### Data supplied
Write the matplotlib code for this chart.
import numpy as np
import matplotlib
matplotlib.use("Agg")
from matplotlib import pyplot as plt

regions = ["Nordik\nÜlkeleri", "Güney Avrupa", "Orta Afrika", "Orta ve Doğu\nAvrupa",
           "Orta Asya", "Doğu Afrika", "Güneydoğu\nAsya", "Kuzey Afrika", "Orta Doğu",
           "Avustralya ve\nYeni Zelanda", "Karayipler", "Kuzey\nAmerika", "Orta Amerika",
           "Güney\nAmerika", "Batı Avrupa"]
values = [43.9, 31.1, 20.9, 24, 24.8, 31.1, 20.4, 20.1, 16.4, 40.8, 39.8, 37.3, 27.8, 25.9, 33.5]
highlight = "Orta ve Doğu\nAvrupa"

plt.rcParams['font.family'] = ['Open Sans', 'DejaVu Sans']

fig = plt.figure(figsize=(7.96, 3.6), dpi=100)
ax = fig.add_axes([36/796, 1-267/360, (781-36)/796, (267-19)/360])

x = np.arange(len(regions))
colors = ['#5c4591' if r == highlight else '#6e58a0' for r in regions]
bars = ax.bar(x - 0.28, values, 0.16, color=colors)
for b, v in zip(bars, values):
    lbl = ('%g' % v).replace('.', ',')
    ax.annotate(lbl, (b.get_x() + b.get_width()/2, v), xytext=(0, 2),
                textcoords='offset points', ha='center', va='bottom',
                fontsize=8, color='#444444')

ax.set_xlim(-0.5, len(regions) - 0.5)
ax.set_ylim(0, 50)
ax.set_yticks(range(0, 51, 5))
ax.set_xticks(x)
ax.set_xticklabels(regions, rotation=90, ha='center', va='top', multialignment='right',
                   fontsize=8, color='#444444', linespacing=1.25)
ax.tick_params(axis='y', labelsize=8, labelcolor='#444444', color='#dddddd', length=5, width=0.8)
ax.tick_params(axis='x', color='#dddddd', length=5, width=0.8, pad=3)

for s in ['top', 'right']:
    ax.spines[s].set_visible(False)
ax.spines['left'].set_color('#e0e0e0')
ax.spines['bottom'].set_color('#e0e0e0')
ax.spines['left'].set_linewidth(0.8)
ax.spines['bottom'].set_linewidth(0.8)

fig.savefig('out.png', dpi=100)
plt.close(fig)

==

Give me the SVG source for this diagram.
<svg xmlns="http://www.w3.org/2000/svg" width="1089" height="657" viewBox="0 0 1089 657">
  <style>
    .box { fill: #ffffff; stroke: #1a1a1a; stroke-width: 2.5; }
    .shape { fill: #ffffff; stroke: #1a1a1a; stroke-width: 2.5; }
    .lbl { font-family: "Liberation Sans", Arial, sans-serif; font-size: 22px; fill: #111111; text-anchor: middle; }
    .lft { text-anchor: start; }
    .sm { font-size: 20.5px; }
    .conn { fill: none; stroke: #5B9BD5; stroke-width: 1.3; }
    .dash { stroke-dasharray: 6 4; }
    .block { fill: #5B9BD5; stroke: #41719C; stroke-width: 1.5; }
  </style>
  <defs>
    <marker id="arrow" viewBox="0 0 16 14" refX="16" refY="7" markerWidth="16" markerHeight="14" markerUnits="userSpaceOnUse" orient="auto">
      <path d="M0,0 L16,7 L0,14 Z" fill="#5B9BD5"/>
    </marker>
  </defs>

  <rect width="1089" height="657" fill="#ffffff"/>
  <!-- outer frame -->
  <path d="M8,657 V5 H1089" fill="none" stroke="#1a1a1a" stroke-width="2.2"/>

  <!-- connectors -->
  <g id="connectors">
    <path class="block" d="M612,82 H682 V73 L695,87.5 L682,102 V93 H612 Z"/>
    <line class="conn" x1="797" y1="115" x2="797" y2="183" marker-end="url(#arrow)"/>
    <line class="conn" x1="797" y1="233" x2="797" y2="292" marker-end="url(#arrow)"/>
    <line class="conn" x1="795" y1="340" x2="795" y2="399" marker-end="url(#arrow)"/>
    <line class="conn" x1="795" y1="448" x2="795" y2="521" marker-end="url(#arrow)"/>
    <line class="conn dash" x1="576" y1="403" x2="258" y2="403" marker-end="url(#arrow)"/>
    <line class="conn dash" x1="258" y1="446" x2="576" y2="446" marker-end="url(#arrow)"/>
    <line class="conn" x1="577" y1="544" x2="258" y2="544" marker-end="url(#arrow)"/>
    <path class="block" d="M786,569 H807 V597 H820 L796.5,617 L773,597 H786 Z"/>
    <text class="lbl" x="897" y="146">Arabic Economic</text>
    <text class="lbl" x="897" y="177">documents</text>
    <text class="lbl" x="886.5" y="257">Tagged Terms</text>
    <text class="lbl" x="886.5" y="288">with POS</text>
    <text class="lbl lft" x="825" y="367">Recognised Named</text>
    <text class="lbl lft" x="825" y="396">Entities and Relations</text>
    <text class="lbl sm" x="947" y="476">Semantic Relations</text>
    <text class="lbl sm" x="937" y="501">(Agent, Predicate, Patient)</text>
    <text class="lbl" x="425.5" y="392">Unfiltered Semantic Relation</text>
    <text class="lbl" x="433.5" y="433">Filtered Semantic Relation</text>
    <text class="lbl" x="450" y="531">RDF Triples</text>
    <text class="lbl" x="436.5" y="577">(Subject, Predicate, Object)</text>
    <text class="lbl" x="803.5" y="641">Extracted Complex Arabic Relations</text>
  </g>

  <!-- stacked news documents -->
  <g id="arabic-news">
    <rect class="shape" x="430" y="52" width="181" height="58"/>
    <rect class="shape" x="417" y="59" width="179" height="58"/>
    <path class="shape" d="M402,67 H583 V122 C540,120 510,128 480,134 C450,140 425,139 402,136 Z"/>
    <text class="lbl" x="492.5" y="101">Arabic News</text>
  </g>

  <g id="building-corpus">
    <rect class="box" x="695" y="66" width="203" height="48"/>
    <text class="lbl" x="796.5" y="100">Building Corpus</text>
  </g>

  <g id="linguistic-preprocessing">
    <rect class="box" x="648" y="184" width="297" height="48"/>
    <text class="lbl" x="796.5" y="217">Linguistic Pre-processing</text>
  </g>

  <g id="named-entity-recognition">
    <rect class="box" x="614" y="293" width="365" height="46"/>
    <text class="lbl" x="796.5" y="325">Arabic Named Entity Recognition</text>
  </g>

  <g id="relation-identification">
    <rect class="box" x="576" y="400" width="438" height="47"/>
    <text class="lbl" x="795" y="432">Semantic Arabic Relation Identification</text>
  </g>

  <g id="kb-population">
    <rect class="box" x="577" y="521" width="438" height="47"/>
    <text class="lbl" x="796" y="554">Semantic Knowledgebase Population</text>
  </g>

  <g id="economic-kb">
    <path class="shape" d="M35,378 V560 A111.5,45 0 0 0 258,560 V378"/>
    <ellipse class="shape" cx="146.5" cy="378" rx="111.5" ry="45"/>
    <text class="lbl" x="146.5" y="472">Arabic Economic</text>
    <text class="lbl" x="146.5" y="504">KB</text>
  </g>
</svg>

--

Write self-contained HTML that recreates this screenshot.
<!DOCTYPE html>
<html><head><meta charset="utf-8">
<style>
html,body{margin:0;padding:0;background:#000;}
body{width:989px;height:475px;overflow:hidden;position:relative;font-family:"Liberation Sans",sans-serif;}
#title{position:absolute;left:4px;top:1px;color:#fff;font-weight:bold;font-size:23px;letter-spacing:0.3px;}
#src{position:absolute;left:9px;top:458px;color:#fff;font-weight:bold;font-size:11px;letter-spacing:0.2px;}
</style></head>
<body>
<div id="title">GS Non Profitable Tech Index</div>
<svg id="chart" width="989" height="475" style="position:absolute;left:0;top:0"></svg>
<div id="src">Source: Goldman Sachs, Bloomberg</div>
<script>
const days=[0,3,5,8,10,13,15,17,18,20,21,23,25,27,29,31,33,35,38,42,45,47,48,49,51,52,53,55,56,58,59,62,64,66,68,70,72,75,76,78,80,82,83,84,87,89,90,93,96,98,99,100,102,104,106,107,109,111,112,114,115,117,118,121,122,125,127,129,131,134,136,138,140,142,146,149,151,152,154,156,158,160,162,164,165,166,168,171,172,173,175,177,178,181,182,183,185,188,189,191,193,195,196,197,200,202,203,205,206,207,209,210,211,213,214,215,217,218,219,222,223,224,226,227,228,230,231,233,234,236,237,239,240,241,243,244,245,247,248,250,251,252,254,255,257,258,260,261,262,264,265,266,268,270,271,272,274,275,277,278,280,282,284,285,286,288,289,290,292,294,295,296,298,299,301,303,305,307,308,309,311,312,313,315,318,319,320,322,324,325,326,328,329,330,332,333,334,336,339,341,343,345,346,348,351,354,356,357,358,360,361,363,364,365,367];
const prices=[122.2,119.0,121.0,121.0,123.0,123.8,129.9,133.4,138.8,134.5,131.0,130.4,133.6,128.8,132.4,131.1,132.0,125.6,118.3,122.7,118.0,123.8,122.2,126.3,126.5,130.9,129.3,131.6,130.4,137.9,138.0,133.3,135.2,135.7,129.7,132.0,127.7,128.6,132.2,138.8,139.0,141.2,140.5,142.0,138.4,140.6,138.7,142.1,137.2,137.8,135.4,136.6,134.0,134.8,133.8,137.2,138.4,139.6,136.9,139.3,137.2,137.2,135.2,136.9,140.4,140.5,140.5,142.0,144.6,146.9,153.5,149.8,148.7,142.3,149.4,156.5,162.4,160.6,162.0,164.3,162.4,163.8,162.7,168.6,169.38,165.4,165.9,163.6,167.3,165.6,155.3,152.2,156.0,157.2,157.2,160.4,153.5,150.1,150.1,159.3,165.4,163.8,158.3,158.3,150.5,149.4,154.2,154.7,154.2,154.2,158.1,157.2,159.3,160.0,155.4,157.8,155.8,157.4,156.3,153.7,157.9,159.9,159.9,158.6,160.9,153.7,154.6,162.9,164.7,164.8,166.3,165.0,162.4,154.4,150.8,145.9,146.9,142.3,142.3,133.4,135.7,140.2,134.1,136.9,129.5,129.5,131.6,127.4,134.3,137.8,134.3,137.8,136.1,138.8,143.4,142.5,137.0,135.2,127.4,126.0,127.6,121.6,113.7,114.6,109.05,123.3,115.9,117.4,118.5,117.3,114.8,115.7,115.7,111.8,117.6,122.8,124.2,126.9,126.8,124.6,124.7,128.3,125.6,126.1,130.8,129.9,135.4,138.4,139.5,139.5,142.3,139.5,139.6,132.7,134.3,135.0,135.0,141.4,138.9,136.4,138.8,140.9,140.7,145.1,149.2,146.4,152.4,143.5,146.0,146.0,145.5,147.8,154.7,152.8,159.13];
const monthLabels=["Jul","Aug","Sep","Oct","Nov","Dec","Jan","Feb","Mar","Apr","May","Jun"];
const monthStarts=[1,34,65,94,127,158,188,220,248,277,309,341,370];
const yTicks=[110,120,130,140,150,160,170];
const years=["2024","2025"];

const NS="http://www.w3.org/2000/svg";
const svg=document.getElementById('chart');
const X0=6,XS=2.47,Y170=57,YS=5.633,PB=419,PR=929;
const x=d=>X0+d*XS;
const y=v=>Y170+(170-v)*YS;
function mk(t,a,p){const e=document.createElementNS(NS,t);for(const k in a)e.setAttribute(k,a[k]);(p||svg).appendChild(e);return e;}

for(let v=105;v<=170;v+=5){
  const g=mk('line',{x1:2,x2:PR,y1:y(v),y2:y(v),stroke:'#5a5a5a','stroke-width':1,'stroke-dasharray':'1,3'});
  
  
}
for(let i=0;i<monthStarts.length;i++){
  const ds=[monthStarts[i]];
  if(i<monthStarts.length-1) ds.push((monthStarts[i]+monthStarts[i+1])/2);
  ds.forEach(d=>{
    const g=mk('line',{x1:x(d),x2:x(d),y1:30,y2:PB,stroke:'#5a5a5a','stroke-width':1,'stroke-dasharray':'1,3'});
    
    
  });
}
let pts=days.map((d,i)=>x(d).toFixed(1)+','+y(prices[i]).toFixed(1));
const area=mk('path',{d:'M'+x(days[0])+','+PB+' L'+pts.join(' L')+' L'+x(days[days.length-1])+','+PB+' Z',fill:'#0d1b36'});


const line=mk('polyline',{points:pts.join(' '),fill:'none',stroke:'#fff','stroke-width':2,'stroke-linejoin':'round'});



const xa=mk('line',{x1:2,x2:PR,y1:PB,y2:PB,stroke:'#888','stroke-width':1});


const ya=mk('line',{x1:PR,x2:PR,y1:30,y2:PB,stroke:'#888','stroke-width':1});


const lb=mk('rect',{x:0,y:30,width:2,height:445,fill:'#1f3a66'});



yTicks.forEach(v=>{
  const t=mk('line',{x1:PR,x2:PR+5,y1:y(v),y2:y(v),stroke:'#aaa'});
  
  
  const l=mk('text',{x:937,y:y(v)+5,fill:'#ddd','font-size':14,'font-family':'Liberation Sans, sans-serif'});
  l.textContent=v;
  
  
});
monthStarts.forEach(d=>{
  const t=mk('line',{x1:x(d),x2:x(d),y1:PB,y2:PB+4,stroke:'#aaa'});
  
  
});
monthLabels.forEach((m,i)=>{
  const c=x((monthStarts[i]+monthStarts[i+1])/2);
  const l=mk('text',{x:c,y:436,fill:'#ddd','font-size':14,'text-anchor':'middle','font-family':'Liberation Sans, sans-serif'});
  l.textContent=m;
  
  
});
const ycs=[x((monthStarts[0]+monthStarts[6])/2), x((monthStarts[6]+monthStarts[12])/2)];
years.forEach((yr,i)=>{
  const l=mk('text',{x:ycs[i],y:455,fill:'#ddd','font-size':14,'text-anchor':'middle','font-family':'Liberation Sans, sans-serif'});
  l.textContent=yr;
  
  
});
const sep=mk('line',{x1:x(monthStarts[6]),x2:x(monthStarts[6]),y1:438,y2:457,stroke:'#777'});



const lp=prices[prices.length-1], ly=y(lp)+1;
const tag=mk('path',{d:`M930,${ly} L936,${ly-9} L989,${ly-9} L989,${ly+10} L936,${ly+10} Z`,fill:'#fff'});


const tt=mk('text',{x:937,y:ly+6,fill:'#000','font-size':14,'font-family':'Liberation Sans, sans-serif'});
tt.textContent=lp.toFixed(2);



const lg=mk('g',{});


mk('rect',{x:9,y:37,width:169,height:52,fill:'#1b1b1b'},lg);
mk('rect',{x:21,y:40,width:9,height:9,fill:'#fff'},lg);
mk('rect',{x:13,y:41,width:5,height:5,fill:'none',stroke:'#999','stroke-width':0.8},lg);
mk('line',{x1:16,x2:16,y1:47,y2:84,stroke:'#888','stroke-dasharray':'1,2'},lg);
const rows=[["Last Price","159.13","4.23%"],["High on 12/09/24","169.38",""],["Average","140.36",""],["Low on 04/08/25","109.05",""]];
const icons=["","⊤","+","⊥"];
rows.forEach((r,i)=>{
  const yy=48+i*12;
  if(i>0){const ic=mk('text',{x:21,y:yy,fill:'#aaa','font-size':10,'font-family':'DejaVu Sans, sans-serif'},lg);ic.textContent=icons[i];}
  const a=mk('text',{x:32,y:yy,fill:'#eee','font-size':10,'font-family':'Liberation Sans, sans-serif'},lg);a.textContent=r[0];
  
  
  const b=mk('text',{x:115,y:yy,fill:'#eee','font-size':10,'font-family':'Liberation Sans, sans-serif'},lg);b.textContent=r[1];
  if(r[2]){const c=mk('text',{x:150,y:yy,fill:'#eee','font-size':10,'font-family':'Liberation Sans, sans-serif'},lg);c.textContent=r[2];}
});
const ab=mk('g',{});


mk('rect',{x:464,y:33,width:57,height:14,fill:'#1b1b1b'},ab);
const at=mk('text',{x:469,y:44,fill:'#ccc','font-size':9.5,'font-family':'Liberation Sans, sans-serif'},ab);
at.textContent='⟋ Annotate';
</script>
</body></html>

### Set exercise
Using the records above, select and copy every line that has the word "chart".

### Task output
Write the matplotlib code for this chart.
<svg id="chart" width="989" height="475" style="position:absolute;left:0;top:0"></svg>
const svg=document.getElementById('chart');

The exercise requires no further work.